Many companies, like Vaco, have tested this theory for years without even realizing it. We offer “Summer Fun Hours,” where every week or every other week, employees work a Monday through Thursday schedule and have Friday off. During the time when this is offered, we’ve noticed an increase in employee engagement, enhanced work culture and increased productivity.

When employees know they have four days to get their work done, they develop a sense of focus and motivation—why put off until tomorrow what I can do today? And if it works in the summer, why couldn’t it work in the fall, winter, and spring?

As companies strategize on how to attract and retain top talent, four-day work weeks is one of the proven ways to do just that. And it’s a strong differentiator given that most organizations in the US still do not formally offer it as one of their scheduling options.

How are you and your HR team leveraging emerging technologies, especially AI?

As the chief people officer at Vaco, I am always on the lookout for new tools and technologies that can assist my human resources teams. AI tools that can increase our impact and ability to do more are what interests me the most. From speeding up resume review to onboarding employees or searching for top candidates, AI is a tool—like many other tools that HR professionals use to improve the efforts to serve our respective businesses—and it can help streamline processes and support growth.

With this in mind, the discussion about utilizing AI in HR is not simply a question about plugging it in and using it or not. Of course, HR professionals should use all of the tools around them, but how AI is used in human resources, specifically, requires balance.

There is so much potential to use AI—for sifting through mounds of data, applications, resumes and for conducting job description analysis, for example. But it’s critical to remember that we are in the business of people. AI cannot replace human intervention, discernment, connection and relationships.

AI can, however, release us from some of the tactical, mundane, but important tasks that surround the human resources function. What I like most about the possibility of AI is the ability to free up human resources departments to make more meaningful connections and have more conversations with our colleagues and key stakeholders.

What are some best practices that HR teams should employ to position their organizations to better withstand a potential recession?

The playbook for recession response in HR is a bit stale. We all know the standard go-tos when it comes to down periods—eliminate open positions or institute a hiring freeze, offer early retirement, reduce salaries, eliminate bonuses—the list goes on and on. What we don’t often talk about is how to recession-proof our businesses from the beginning, or when times are good, which is why there are these things to consider:

Always be evaluating current roles and strategic plans for the future. What skills, knowledge or abilities will your teams need to be successful as your organization evolves? Evaluate the right time to add talent to your organization or move talent to where the organization is shifting.

The tension between “we have just enough people” and “the company is over-staffed” is tenuous at best. Organizations with solid measures and indicators of when to add talent are a step ahead, and they monitor internal and external data sources to manage the delicate balance.

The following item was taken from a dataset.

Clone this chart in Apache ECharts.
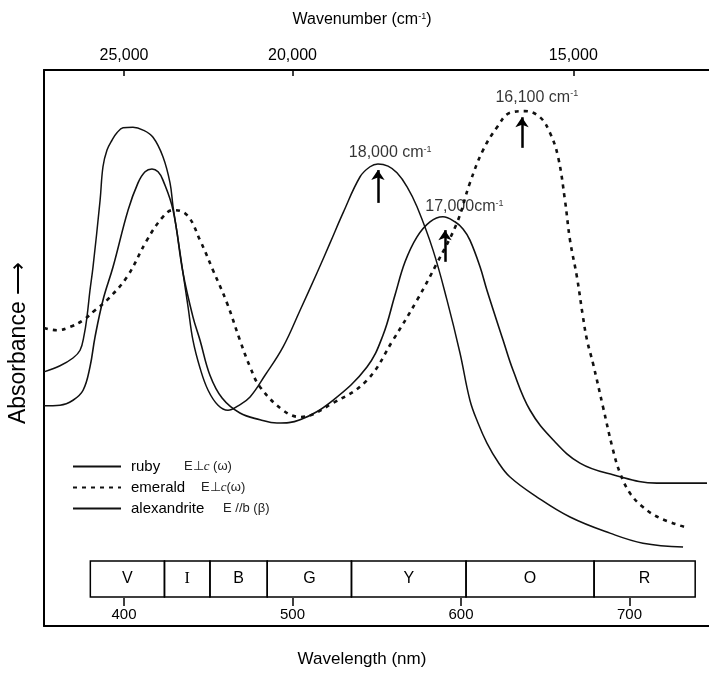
<!DOCTYPE html>
<html>
<head>
<meta charset="utf-8">
<script src="https://cdn.jsdelivr.net/npm/echarts@6/dist/echarts.min.js"></script>
<style>
  html, body { margin: 0; padding: 0; background: #fff; }
  #chart { width: 709px; height: 674px; }
</style>
</head>
<body>
<div id="chart"></div>
<script>
// wavelength (nm) and absorbance (arbitrary units)
var rubyNm = [352.5, 362.0, 369.7, 373.9, 376.3, 378.0, 379.8, 381.6, 385.8, 387.5, 389.9, 392.9, 395.8, 399.4, 405.3, 411.3, 417.2, 423.1, 427.3, 429.1, 431.5, 435.0, 438.0, 440.9, 445.1, 449.9, 455.8, 461.7, 467.7, 474.8, 483.7, 494.4, 504.5, 514.5, 522.3, 530.0, 540.1, 546.0, 550.7, 556.7, 562.0, 568.0, 573.9, 583.4, 591.7, 599.4, 605.3, 610.1, 615.4, 622.0, 629.1, 645.1, 664.7, 688.4, 708.0, 731.8];
var rubyAbs = [45.7, 46.8, 48.2, 49.6, 52.3, 55.6, 60.4, 64.6, 76.6, 82.6, 85.6, 87.4, 88.7, 89.6, 89.7, 89.2, 87.9, 84.4, 79.7, 75.4, 70.7, 63.5, 57.4, 51.4, 46.4, 42.4, 39.7, 38.8, 39.6, 41.2, 45.1, 50.2, 56.8, 63.5, 68.9, 74.3, 80.8, 82.6, 83.1, 82.7, 81.5, 79.0, 75.4, 67.6, 58.6, 49.1, 40.6, 36.5, 32.9, 29.5, 26.8, 23.2, 19.6, 16.7, 14.9, 14.2];

var emeraldNm = [352.5, 360.2, 368.0, 375.7, 382.8, 389.9, 401.8, 413.6, 423.1, 429.1, 437.4, 445.1, 452.8, 461.1, 468.8, 474.8, 480.7, 494.4, 504.5, 524.0, 544.2, 559.6, 573.9, 585.8, 597.6, 605.3, 613.1, 621.4, 629.1, 638.0, 646.9, 652.8, 657.6, 661.7, 664.7, 668.8, 672.4, 674.8, 678.3, 684.3, 690.2, 694.4, 700.3, 708.0, 718.1, 732.9];
var emeraldAbs = [53.6, 53.2, 53.8, 55.0, 56.8, 58.6, 62.8, 69.4, 73.6, 74.8, 73.9, 69.4, 64.0, 58.1, 51.4, 46.6, 43.0, 38.8, 37.6, 40.1, 44.2, 51.4, 58.6, 65.3, 72.5, 79.7, 85.6, 89.7, 92.3, 92.6, 91.5, 88.7, 84.4, 76.6, 69.4, 62.8, 55.6, 51.4, 47.3, 39.4, 31.7, 27.5, 23.9, 21.4, 19.4, 17.8];

var alexNm = [352.5, 362.0, 369.7, 375.7, 379.8, 382.8, 387.5, 393.5, 402.4, 408.3, 412.5, 416.6, 420.2, 423.1, 429.1, 435.0, 440.9, 445.1, 451.0, 458.2, 468.8, 480.7, 490.8, 504.5, 524.0, 544.2, 553.7, 560.8, 566.8, 573.9, 581.6, 589.3, 596.4, 601.2, 605.3, 611.3, 615.4, 625.0, 630.9, 641.0, 654.6, 670.6, 690.2, 716.3, 746.0];
var alexAbs = [39.6, 39.7, 40.6, 42.4, 46.6, 52.0, 58.6, 64.6, 74.8, 79.7, 81.7, 82.2, 81.7, 80.2, 74.8, 63.5, 55.6, 51.4, 45.1, 41.0, 38.3, 37.1, 36.5, 37.1, 40.6, 46.6, 52.3, 59.5, 65.5, 70.0, 72.7, 73.6, 72.7, 71.4, 69.4, 64.6, 60.4, 51.4, 46.0, 38.8, 33.5, 29.3, 27.2, 25.7, 25.7];

// colour bands under the curves
var bandNames = ['V', 'I', 'B', 'G', 'Y', 'O', 'R'];
var bandEdges = [380, 424, 451, 485, 535, 603, 679, 739];

// axis ticks
var wavelengthTicks = [400, 500, 600, 700];
var wavenumberTicks = [25000, 20000, 15000];

// peak annotations
var peakText = ['18,000 cm', '17,000cm', '16,100 cm'];
var arrowNm = [550.7, 590.5, 636.2];
var arrowFrom = [76.1, 65.5, 86.0];
var arrowTo = [82.0, 71.2, 91.5];
var peakTextNm = [558.0, 602.0, 645.0];
var peakTextAbs = [85.1, 75.4, 95.1];

var legendText = {
  ruby: '{r|ruby}{e|E\u22a5}{i|c}{e| (\u03c9)}',
  emerald: '{m|emerald}{e|E\u22a5}{i|c}{e|(\u03c9)}',
  alexandrite: '{a|alexandrite}{e|E //b (\u03b2)}'
};

function pairs(xs, ys) {
  return xs.map(function (x, i) { return [x, ys[i]]; });
}

var FONT = '"Liberation Sans", Arial, sans-serif';
var xMin = 352.5, xMax = 747.2;

var myChart = echarts.init(document.getElementById('chart'));

var bandData = bandNames.map(function (n, i) {
  var lab = { show: true, position: 'inside', color: '#000', fontSize: 16, fontFamily: FONT };
  if (n === 'I') lab.fontFamily = '"Liberation Serif", serif';
  return [
    { name: n, xAxis: bandEdges[i], yAxis: 5.2, label: lab },
    { xAxis: bandEdges[i + 1], yAxis: 11.7 }
  ];
});

var arrowData = arrowNm.map(function (x, i) {
  return [{ coord: [x, arrowFrom[i]] }, { coord: [x, arrowTo[i]] }];
});

var option = {
  animation: false,
  backgroundColor: '#fff',
  textStyle: { fontFamily: FONT },
  grid: { left: 44, right: 0, top: 70, bottom: 48, containLabel: false, outerBoundsMode: 'none' },
  legend: {
    data: ['ruby', 'emerald', 'alexandrite'],
    orient: 'vertical',
    left: 72,
    top: 459,
    padding: 0,
    itemWidth: 48,
    itemHeight: 12,
    itemGap: 6,
    itemStyle: { opacity: 0 },
    formatter: function (name) { return legendText[name]; },
    textStyle: {
      color: '#000',
      rich: {
        r: { fontSize: 15, width: 53, color: '#000', fontFamily: FONT, padding: [0, 0, 0, 5] },
        m: { fontSize: 15, width: 70, color: '#000', fontFamily: FONT, padding: [0, 0, 0, 5] },
        a: { fontSize: 15, width: 92, color: '#000', fontFamily: FONT, padding: [0, 0, 0, 5] },
        e: { fontSize: 13, color: '#222', fontFamily: FONT },
        i: { fontSize: 13, color: '#222', fontStyle: 'italic', fontFamily: '"Liberation Serif", serif' }
      }
    }
  },
  xAxis: [
    {
      type: 'value', position: 'bottom', min: xMin, max: xMax,
      axisLine: { show: true, lineStyle: { color: '#000', width: 2 } },
      axisTick: { show: false }, axisLabel: { show: false }, splitLine: { show: false },
      name: 'Wavelength (nm)', nameLocation: 'middle', nameGap: 25,
      nameTextStyle: { fontSize: 17, color: '#000', padding: [0, 29, 0, 0] }
    },
    {
      type: 'value', position: 'bottom', offset: -28, min: xMin, max: xMax,
      axisLine: { show: false },
      axisTick: { show: true, length: 8, customValues: wavelengthTicks, lineStyle: { color: '#000', width: 1.5 } },
      axisLabel: { show: true, customValues: wavelengthTicks, margin: 9, fontSize: 15, color: '#000' },
      splitLine: { show: false }
    },
    {
      type: 'value', position: 'top', min: xMin, max: xMax,
      axisLine: { show: true, lineStyle: { color: '#000', width: 2 } },
      axisTick: {
        show: true, inside: true, length: 6,
        customValues: wavenumberTicks.map(function (k) { return 1e7 / k; }),
        lineStyle: { color: '#000', width: 1.5 }
      },
      axisLabel: {
        show: true, margin: 6, fontSize: 16, color: '#000',
        customValues: wavenumberTicks.map(function (k) { return 1e7 / k; }),
        formatter: function (v) { return Math.round(1e7 / v).toLocaleString('en-US'); }
      },
      splitLine: { show: false },
      name: '{t|Wavenumber (cm}{s|-1}{t|)}', nameLocation: 'middle', nameGap: 42,
      nameTextStyle: {
        padding: [0, 29, 0, 0],
        rich: {
          t: { fontSize: 16, color: '#000', fontFamily: FONT },
          s: { fontSize: 9, color: '#000', verticalAlign: 'top', fontFamily: FONT }
        }
      }
    }
  ],
  yAxis: {
    type: 'value', min: 0, max: 100,
    axisLine: { show: true, lineStyle: { color: '#000', width: 2 } },
    axisTick: { show: false }, axisLabel: { show: false }, splitLine: { show: false },
    name: 'Absorbance \u27f6', nameLocation: 'middle', nameGap: 14,
    nameTextStyle: { fontSize: 23, color: '#000', padding: [0, 0, 0, 10] }
  },
  series: [
    {
      name: 'ruby', type: 'line', data: pairs(rubyNm, rubyAbs),
      symbol: 'none', smooth: 0.4,
      lineStyle: { color: '#111', width: 1.5 }, itemStyle: { color: '#111' }
    },
    {
      name: 'emerald', type: 'line', data: pairs(emeraldNm, emeraldAbs),
      symbol: 'none', smooth: 0.4,
      lineStyle: { color: '#111', width: 2.6, type: [4, 5] }, itemStyle: { color: '#111' }
    },
    {
      name: 'alexandrite', type: 'line', data: pairs(alexNm, alexAbs),
      symbol: 'none', smooth: 0.4,
      lineStyle: { color: '#111', width: 1.6 }, itemStyle: { color: '#111' }
    },
    {
      name: 'notes', type: 'line', data: [], silent: true,
      markArea: {
        silent: true,
        itemStyle: { color: 'rgba(0,0,0,0)', borderColor: '#000', borderWidth: 1.5 },
        data: bandData
      },
      markLine: {
        silent: true,
        symbol: ['none', 'arrow'],
        symbolSize: 10,
        label: { show: false },
        lineStyle: { color: '#000', width: 2.5, type: 'solid' },
        data: arrowData
      }
    },
    {
      name: 'peaks', type: 'scatter', silent: true,
      symbolSize: 1, itemStyle: { color: 'rgba(0,0,0,0)' },
      data: pairs(peakTextNm, peakTextAbs),
      label: {
        show: true, position: 'inside',
        formatter: function (p) { return '{t|' + peakText[p.dataIndex] + '}{s|-1}'; },
        rich: {
          t: { fontSize: 16, color: '#000', fontFamily: FONT },
          s: { fontSize: 9, color: '#000', verticalAlign: 'top', fontFamily: FONT }
        }
      }
    }
  ]
};

myChart.setOption(option);
</script>
</body>
</html>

Invest in ongoing development. The investment in training and development of current employees will enable your company and its team members to take on new roles as the organization’s strategies and initiatives progress. Employees routinely list ongoing development and career growth options as one of the reasons they intend to stay at an organization, so it’s important to keep this strategy front and center.

Foster a change leadership mindset. As John Maxwell once said, “Change is inevitable. Growth is optional.” Recognizing this, how do we prepare our employees for the inevitable change?

Be transparent about where the organization is headed. There will be headwinds or tailwinds as all organizations will be impacted differently—have plans in place to weather the inescapable storms. Even simply trying to listen to the concerns of your employees will go a long way in making your organization recession resilient.